Poor metadata is negatively impacting the income of music artists around the world. So said a recent article by Dani Deahl in The Verge, which clearly shows how increasingly hard it is to fix a situation when information isn't properly captured and shared at the point of creation.
What made the article particularly resonate with me was the realization that I faced this same situation on a recent project. We were prioritizing our agile backlog and someone asked why a story I had created was important. If people weren’t going to see the data, why capture it? My answer was simple: If you don’t capture the data from day one you can never act on it.
Dripping Pennies Down the Drain
The article about lost music royalties goes into the many interesting aspects of how artists get paid. Every time a song is played on a service or location around the world, it generates a royalty payment. The performer, writer and others get their defined percentages. What I didn’t realize was how many ways a single song can be divvied up.
There are often multiple artists on a song. It isn’t just the writers and performers either. Producers and engineers get a slice of the royalties. If that data is not properly recorded, that portion of the royalties goes nowhere. Like a leaky faucet, money that should be going to artist is dripping down the drain.
By the end of the article, I was feeling sorry for many of the artists in the recording industry. They are losing potentially billions of dollars. With all of the different players involved, and the different standards for storing metadata, it's a problem that isn't going to improve any time soon soon. As I thought of how this problem could have been prevented, I remembered the information governance discussion I referred to above.
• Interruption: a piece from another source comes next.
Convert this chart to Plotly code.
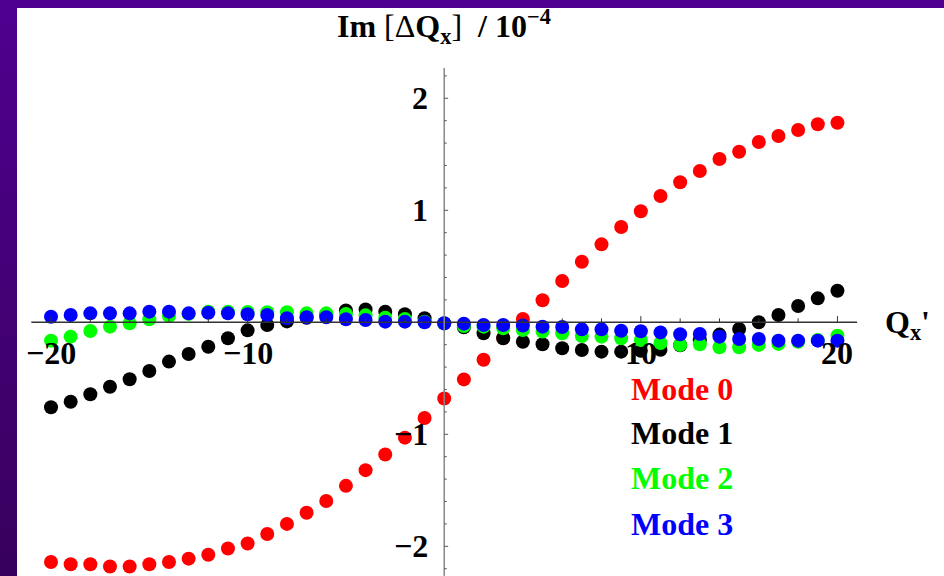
import plotly.graph_objects as go

# ---------------- data ----------------
qx = [-20, -19, -18, -17, -16, -15, -14, -13, -12, -11, -10, -9, -8, -7, -6, -5, -4, -3, -2, -1,
      0, 1, 2, 3, 4, 5, 6, 7, 8, 9, 10, 11, 12, 13, 14, 15, 16, 17, 18, 19, 20]

mode0 = [-2.14, -2.16, -2.16, -2.18, -2.18, -2.16, -2.14, -2.11, -2.075, -2.02, -1.975, -1.89,
         -1.80, -1.70, -1.595, -1.46, -1.32, -1.18, -1.03, -0.855, -0.68, -0.51, -0.335, -0.14,
         0.03, 0.197, 0.369, 0.541, 0.696, 0.851, 0.991, 1.128, 1.25, 1.351, 1.458, 1.523, 1.61,
         1.663, 1.717, 1.768, 1.782]

mode1 = [-0.759, -0.709, -0.643, -0.575, -0.509, -0.435, -0.351, -0.283, -0.218, -0.143, -0.072,
         -0.024, 0.008, 0.04, 0.07, 0.105, 0.115, 0.095, 0.072, 0.037, -0.01, -0.045, -0.098,
         -0.143, -0.173, -0.196, -0.232, -0.247, -0.262, -0.262, -0.255, -0.245, -0.205, -0.16,
         -0.11, -0.06, 0.0, 0.065, 0.146, 0.214, 0.282]

mode2 = [-0.164, -0.128, -0.078, -0.039, -0.009, 0.027, 0.056, 0.075, 0.095, 0.095, 0.092, 0.09,
         0.09, 0.08, 0.08, 0.075, 0.062, 0.04, 0.03, 0.005, -0.01, -0.033, -0.039, -0.054, -0.069,
         -0.083, -0.098, -0.122, -0.128, -0.143, -0.158, -0.185, -0.202, -0.196, -0.223, -0.223,
         -0.202, -0.193, -0.173, -0.158, -0.119]

mode3 = [0.05, 0.065, 0.08, 0.08, 0.08, 0.095, 0.095, 0.08, 0.085, 0.08, 0.072, 0.065, 0.036,
         0.045, 0.045, 0.027, 0.021, 0.006, 0.006, 0.0, -0.009, -0.012, -0.024, -0.024, -0.028,
         -0.039, -0.042, -0.063, -0.063, -0.075, -0.08, -0.09, -0.107, -0.104, -0.128, -0.149,
         -0.149, -0.164, -0.164, -0.164, -0.164]

series_names = ["Mode 0", "Mode 1", "Mode 2", "Mode 3"]
series_colors = ["#ff0000", "#000000", "#00ff00", "#0000ff"]

x_tick_labels = {-20: "\u221220", -10: "\u221210", 10: "10", 20: "20"}
y_tick_labels = {2: "2", 1: "1", -1: "\u22121", -2: "\u22122"}
x_minor_ticks = [-20, -18, -16, -14, -12, -10, -8, -6, -4, -2, 2, 4, 6, 8, 10, 12, 14, 16, 18, 20]
y_minor_ticks = [-2.2, -2.0, -1.8, -1.6, -1.4, -1.2, -1.0, -0.8, -0.6, -0.4, -0.2,
                 0.2, 0.4, 0.6, 0.8, 1.0, 1.2, 1.4, 1.6, 1.8, 2.0, 2.2]

title_text = "<b>Im</b> [\u0394<b>Q<sub>x</sub></b>]  <b>/ 10<sup>\u22124</sup></b>"
xlabel_text = "<b>Q<sub>x</sub>'</b>"

# ---------------- figure ----------------
FONT = "Liberation Serif"
FS = 32
XR = [-21.73, 25.42]
YR = [-2.265, 2.806]
W, H = 944, 576
ML, MT = 17, 8
PW, PH = W - ML, H - MT

fig = go.Figure()
for name, vals, col in zip(series_names, [mode0, mode1, mode2, mode3], series_colors):
    fig.add_trace(go.Scatter(x=qx, y=vals, mode="markers", name=name,
                             marker=dict(color=col, size=14, line=dict(width=0)),
                             showlegend=False))

shapes = []
# purple left strip gradient (decoration)
n = 24
top = 1 + MT / PH
for i in range(n):
    t = i / (n - 1)
    r = int(0x50 + (0x38 - 0x50) * t)
    b = int(0x8f + (0x5e - 0x8f) * t)
    shapes.append(dict(type="rect", xref="paper", yref="paper",
                       x0=-ML / PW, x1=0,
                       y0=top - (i + 1) / n * top, y1=top - i / n * top,
                       fillcolor=f"rgb({r},0,{b})", line=dict(width=0), layer="below"))

# axes lines
shapes.append(dict(type="line", xref="x", yref="y", x0=-21, x1=21, y0=0, y1=0,
                   line=dict(color="#333333", width=1.5)))
shapes.append(dict(type="line", xref="x", yref="y", x0=0, x1=0, y0=-2.27, y1=2.27,
                   line=dict(color="#888888", width=1.5)))
# x ticks (upwards)
for v in x_minor_ticks:
    L = 0.055 if v in x_tick_labels else 0.035
    shapes.append(dict(type="line", xref="x", yref="y", x0=v, x1=v, y0=0, y1=L,
                       line=dict(color="#333333", width=1)))
# y ticks (rightwards)
for v in y_minor_ticks:
    major = any(abs(v - k) < 1e-9 for k in y_tick_labels)
    L = 0.2 if major else 0.13
    shapes.append(dict(type="line", xref="x", yref="y", x0=0, x1=L, y0=v, y1=v,
                       line=dict(color="#555555", width=1)))

annotations = []
for v, s in x_tick_labels.items():
    annotations.append(dict(x=v, y=-0.274, xref="x", yref="y", text=s, showarrow=False,
                            xanchor="center", yanchor="middle",
                            font=dict(family=FONT, size=FS, color="black", weight="bold")))
for v, s in y_tick_labels.items():
    annotations.append(dict(x=-0.72, y=v, xref="x", yref="y", text=s, showarrow=False,
                            xanchor="right", yanchor="middle",
                            font=dict(family=FONT, size=FS, color="black", weight="bold")))
# title
annotations.append(dict(x=0, y=2.64, xref="x", yref="y", text=title_text, showarrow=False,
                        xanchor="center", yanchor="middle",
                        font=dict(family=FONT, size=FS, color="black")))
# x label
annotations.append(dict(x=22.3, y=-0.02, xref="x", yref="y", text=xlabel_text, showarrow=False,
                        xanchor="left", yanchor="middle",
                        font=dict(family=FONT, size=FS, color="black")))
# legend text
legend_y = [-0.596, -0.99, -1.39, -1.80]
for name, col, ly in zip(series_names, series_colors, legend_y):
    annotations.append(dict(x=9.38, y=ly, xref="x", yref="y", text=name, showarrow=False,
                            xanchor="left", yanchor="middle",
                            font=dict(family=FONT, size=FS, color=col, weight="bold")))

fig.update_layout(
    width=W, height=H,
    margin=dict(l=ML, r=0, t=MT, b=0),
    paper_bgcolor="#50008f",
    plot_bgcolor="white",
    xaxis=dict(range=XR, visible=False, fixedrange=True),
    yaxis=dict(range=YR, visible=False, fixedrange=True),
    shapes=shapes,
    annotations=annotations,
    showlegend=False,
)

fig.write_html(
    "out.html",
    config={"displayModeBar": False},
    post_script="document.body.style.margin='0';document.body.style.padding='0';"
                "document.body.style.background='#50008f';"
                "document.documentElement.style.overflow='hidden';",
)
Related Article: Using AI for Metadata Creation
Capture Metadata Now
We were sitting in a planning meeting and someone asked about a story we were planning for an upcoming release. The story was simple. Another system had started sending additional metadata about chain-of-custody for content and we needed to start capturing it. That's when the developer asked, “If we don’t need to display the information to anyone, why capture it?”
It was a good question. However, the question overlooked that there are three types of system features.
- User Experience Features: These benefit the end-users. These features either involve new capabilities or improve the usability of the system.
- Business Features: This set benefits the business’s mission. These involve improved digital integration with other systems, customers or greater insight for management.
- Non-Functional Features: The third set of features revolve around non-functional requirements. These include records management, security and other features driven by compliance to internal and external rules and regulations.
A feature may fall into multiple buckets, but often there is a single, driving reason for the new feature. Auditing user behavior may seem like a non-functional requirement — and it often is — but if the audits begin because management wants to report on the action to measure productivity, it is more of a business feature.
This requirement revolved around chain-of-custody for the content and definitely fell into the third bucket. We needed to track the content as it moved between systems so if any challenges were made to the validity of the content, we could provide the necessary evidence. There was no requirement to display the information, but the product owner definitely realized it was better to have it.
Learning Opportunities
More importantly, if in the future they need to run a report to identify all content that passed through Scott's hands, they can do that easily. If the system doesn’t capture that as metadata upon ingestion, we have to extract that information from the content. While possible with today’s technology, the capability would still need to be coded, tested and be 100% correct.
The answer for the team and product owner was simple: Capture the data now so they never have to worry again. It was only an hour or two of effort that may save days, or weeks, of effort later.
Related Article: Managing Metadata: Any Volunteers?
All About The Money
Even in this information governance example, it is all about the money. Needing to prove the chain-of-custody almost always is the result of a dispute. Disputes can cost a lot of money if you lose. They also cost money in the lost time people spend to gather the information from other sources.
To be fair, you shouldn’t capture everything. Personally Identifying Information (PII) shouldn’t be captured, unless necessary, due to privacy concerns. Capturing any information about a person can have GDPR compliance issues so you need to be careful.
However, you should always be thinking ahead. Don’t just think about how people will use the system today. Think about how people will need to use it years from now. If you do things well, the system will grow and expand. Don’t put yourself in a situation where you are losing a stream of money due to uncaptured metadata.
Help future you by capturing that metadata today.